A group of investors led by China-based Hopu Investment Management has agreed to buy all of the 13.5 billion shares in China Construction Bank that Bank of America has been allowed to sell since a lockup expired on May 7, people close to the transaction said yesterday.
The deal, which is valued at HK$56.7 billion ($7.3 billion), was privately negotiated on a principal-to-principal basis and follows hectic speculation and widespread rumours in recent weeks surrounding the fate of these same CCB shares, involving several other potential buyers and various other types of deals, including both private and public placements.
CCB's Hong Kong-listed shares, which fell 6.7% on Monday and another 2% in morning trading yesterday, bounced after news of the deal hit the screens during the lunchtime break yesterday and finished the day 1.6% higher at HK$4.98. The gains were likely due, at least in part, to some relief that the uncertainty about what was going to happen to the shares would be removed. However, confusion returned when BoA declined to comment on the deal yesterday and made no filing to the US Securities and Exchange Commission confirming it had sold the shares. BoA's shares fell 5.3% in US trading over night.
Investors in Hong Kong were also puzzled by talk of a separate sale of CCB shares yesterday morning through the capital markets, with some market participants claiming to have seen a term sheet from BOC International that was later withdrawn. However, sources said these shares were part of the BoA block and stressed that there was no other substantial seller in the market yesterday. BOCI was hired as an agent with regard to the crossing of the shares in the deal between Hopu and BoA.

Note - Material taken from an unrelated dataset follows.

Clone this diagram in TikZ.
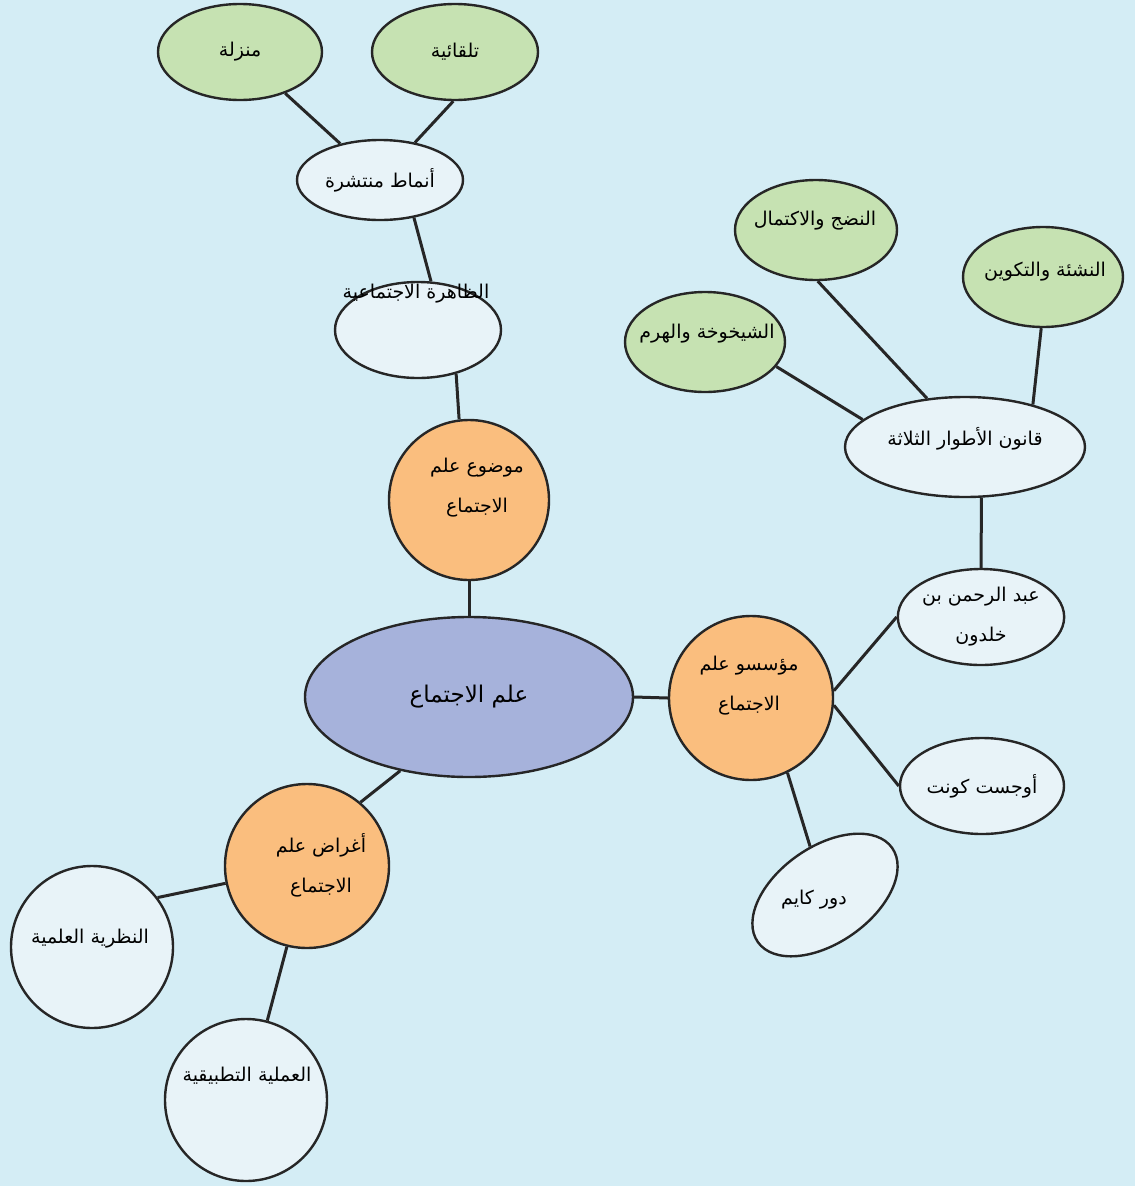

According to one source, the Hopu-led group, which also includes Singapore investment company Temasek Holdings, China Life Insurance and one other domestic Chinese investor, paid HK$4.20 per share for the 13.5 billion shares, which make up about 6% of CCB's outstanding H-share capital. The price represents a 14.3% discount to Monday's closing price of HK$4.90, which is a little bit wider than the 12% discount achieved on a couple of the large bank blocks that changed hands through capital markets transactions in January. This seems reasonable given that this deal is 2.5 times as large.
CCB's share price has also had a good run, even with the confusion about a potential share sale, and before Monday's fall it had added 37.5% in the previous seven trading days. One explanation for the gains could be the suggestions, through rumours and press reports, that China Investment Corp, China's own sovereign wealth fund, would buy a large chunk of the shares from BoA -- an outcome that the market liked as CIC is supposed to be a long-term investor.
Meanwhile, Hopu has well-established links with CBB and Temasek is already a substantial shareholder in the Chinese bank. Hopu's founding chairman, Fang Fenglei, used to work at CCB before he teamed up with Goldman Sachs to run Gao Hua Securities; Hopu CEO Richard Ong helped Temasek make its initial investment into CCB three years ago when he was co-head of Asia investment banking at Goldman Sachs; and the firm's vice-chairman, Dominic Ho, used to be an auditor for the Chinese bank. The fund raised $2.5 billion from overseas investors, including Goldman Sachs and Temasek last year.
The source said part of the attraction of holding CCB shares, is that the bank is a good proxy for the Chinese economy and pays large dividends, which makes it a good defensive play. However, it was also important to the buyers that there are no other large blocks due to be released for sale in the near future that could act as an overhang and depress the share price. That last criteria was also key when Hopu bought about one-third of Royal Bank of Scotland's $2.4 billion exit from Bank of China through a placement in mid-January.
BoA will still own 25.6 billion shares, or 11.4% of the H-shares, after this deal, but those shares will be locked up until August 29, 2011.
The US bank sold 5.62 billion CCB H-shares through a placement to institutional investors in January at a price of HK$3.92 per share. The deal raised a total of $2.8 billion and ranked as the largest block trade in Hong Kong history. The bank had been widely expected to sell again after the partial expiry of the lockup last week -- especially after the US government's stress test revealed that it will need to increase its tier-1 common capital by $33.9 billion. However, representatives of the bank have said that BoA intends to remain a major shareholder and strategic partner of CCB and, on Monday, US-based media quoted the bank's CEO, Kenneth Lewis, saying: "We always want to have a very large ownership position (in CCB)."
Temasek held about 6.2% of CCB's H-share capital before this latest transaction, according to Hong Kong stock exchange data.
BoA bought an initial 9% in CCB for $3 billion in connection with its initial public offering in October 2005 and increased its stake to 19.1% in mid-November last year by exercising a series of options. At the time, CEO Lewis said that while the bank's stake in CCB is long-term and strategic, it would consider monetising part of its enlarged holding.